自分の容姿について、妙に自信ありげな人がいる。キメ顔で写真に収まっている人を見ると、思わず「ナルシストめ…」と心で毒づいてしまうのは筆者だけではあるまい。
程度にもよるけれど、容姿に自信を持っていることが透けて見えると、やはりどこか滑稽に見えるもの。…もっとも、そう考えてしまうのは、十人並みのルックスで生まれてきた者のひがみだろうか?
「それは意外と、他人のことを言えないかもしれませんよ。人は誰しも、無自覚に自分の顔には良い点数をつけていることを示す、心理学的なデータが存在するんです。自分としては謙虚なつもりでいても、実物以上の評価を自分の容姿に与えている可能性は低くありません」
そう語るのは、心理学者の内藤誼人先生だ。これは次のような実験で明らかになっているという。
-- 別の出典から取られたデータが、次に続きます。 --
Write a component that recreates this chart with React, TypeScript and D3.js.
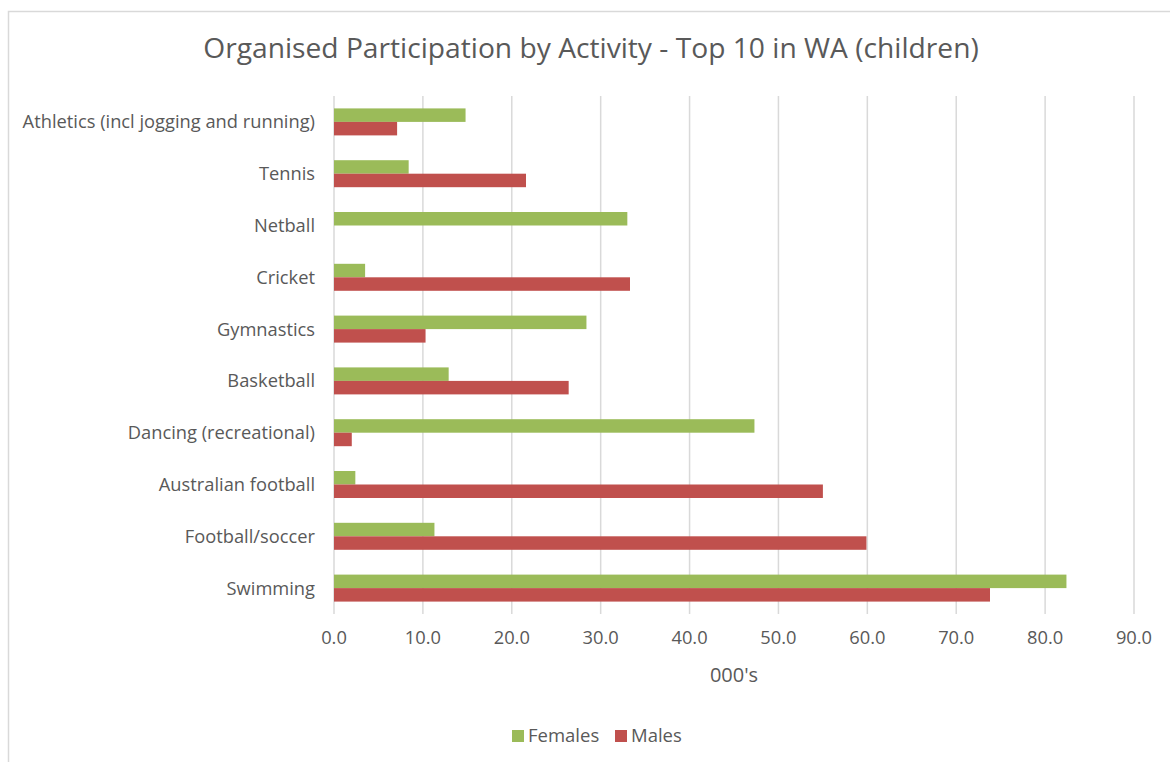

「米シカゴ大学の心理学者ニコラス・エプリー氏は、被験者となる大学生男女の顔写真を撮影し、CG処理を施して、一般的に魅力的だとされる顔に1割近づけたもの、2割近づけたもの…というふうに、5割増までの5パターンを作成しました。同様に、醜いとされる顔に近づけた写真も5パターン作成。元のオリジナルを含めて計11枚の顔写真を被験者に見せて、本人に“どれが本当の自分の姿か?”とアンケート調査を行ないました」
ちなみに魅力の判断基準は、あらかじめ膨大な顔写真のサンプルをもとに、一般的に魅力的と思われる顔と、醜いとされる顔の傾向をデータ化したもの。その結果、興味深い事実が浮き彫りになったという。
「回答を集計したところ、もっとも多かったのは“魅力1割増”の自分の顔写真を選んだ人で、これは全体の全体の35%にのぼりました。次いで、オリジナルと “魅力1割減”の写真を選んだ人がそれぞれ20%ほど。その他の被験者は、ほとんど実物よりも魅力が割り増しされた写真を選んだそうなのです。この結果からすると、人は自分の容姿を過大評価する傾向があることは否めません」
内藤先生によれば、“魅力3割増”の写真を選んだ人も10%ほど存在しているという。これはさすがに極端にしても、謙虚な人間でいるためには、日頃から自己評価を1割減らして考えておくのが無難なのかも…。
※当記事は2016年02月29日に掲載されたものであり、掲載内容はその時点の情報です。時間の経過と共に情報が変化していることもあります。